Essa delimitação do evangelho de São Lucas tem
intencionalidades políticas e bíblicas, em situar a profecia no lugar do seu cumprimento.
Seria preciso conhecer muito de exegese, ou melhor, explicar, por exemplo, por
que as regiões da Judeia e da Galileia são citadas junto dos nomes de Anás,
Caifás, Zacarias, João, inclusive do deserto. Isto tudo num tempo bem contado:
o décimo quinto ano do imperador.
Não é que Deus dependesse daquele cronograma para que
chegasse o Kairós da graça. Essa linguagem é humana; uma adaptação do modo como
lemos a situação de Deus em nossas vidas, talvez, por não o percebermos na
linha ininterrupta de um tempo que não se mede. Aliás, parece, nós não
conhecemos um tempo que não se mede.
Já o deserto, João foi para lá viver e trabalhar, pregar a
quem o procurasse e alimentar-se do que fosse possível, onde não houvesse
muito. Não será diferente com Jesus. Mesmo percorrendo aquelas regiões, tanto
se retira para ficar só quanto é procurado pelas pessoas e se alimenta do que
lhe servem. Parece-nos, já de início, uma característica do sucesso pastoral e
da qualidade desses pregadores: anunciam sem proselitismos e se sustentam da
providência.
Mas o deserto aqui também é mítico, como muitas figuras e
alegorias bíblicas. Ou seja, ele não está referendando uma localização
geográfica. Inclusive, falta-lhe o nome e a localização. Que deserto é esse,
então? Ora, amado(a), a solidão é o maior deserto da humanidade. E não precisa
estar só para se encontrar solitário, não é verdade?

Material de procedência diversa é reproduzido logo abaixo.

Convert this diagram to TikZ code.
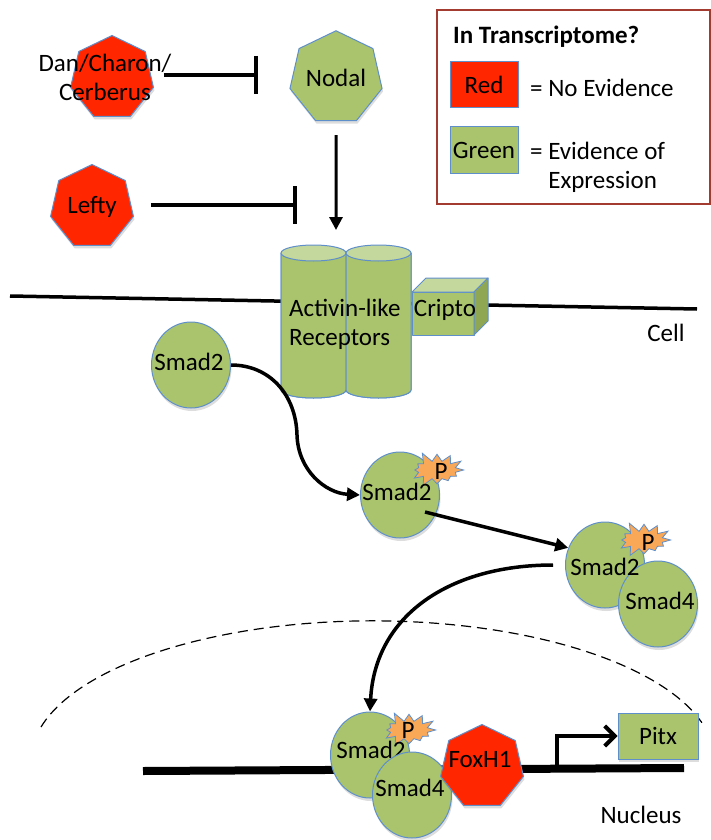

O que mesmo é o deserto bíblico? Imagem tão comum nos
grandes momentos do povo de Deus, que embora acompanhado do ‘Deus Conosco’,
quantas vezes esse povo vai esquecer e viver como se Ele não existisse! A
solidão nem sempre é ser abandonado, mas fechar-se em si mesmo e isolar-se dos
que lhe amam. Existe deserto mais árido e perigoso?
3 E ele percorreu toda a região do Jordão,
pregando um batismo de conversão para o
perdão dos pecados,
A intervenção divina se dá, neste início de pregação de
João, no deserto de sua vida, lá onde ele se encontrava no anonimato; talvez
com outros retirantes à espera do Messias, como já era costume em sua época. Sabemos
que havia seguidores em torno dele, mas a sua novidade perante Israel, além do
chamado particular desde o anúncio de Gabriel a seu pai Zacarias, é um perdão
além dos touros e bodes, além do sangue que jorrava no Templo de Jerusalém, sem
devoção (Cf. Sl 50).
Quando a própria religião perde o significado dos seus
sinais eles se tornam apenas o que são: um ato. O que dá espiritualidade e,
portanto, diz respeito ao sagrado, em um ato, é a sua ligação com o espiritual.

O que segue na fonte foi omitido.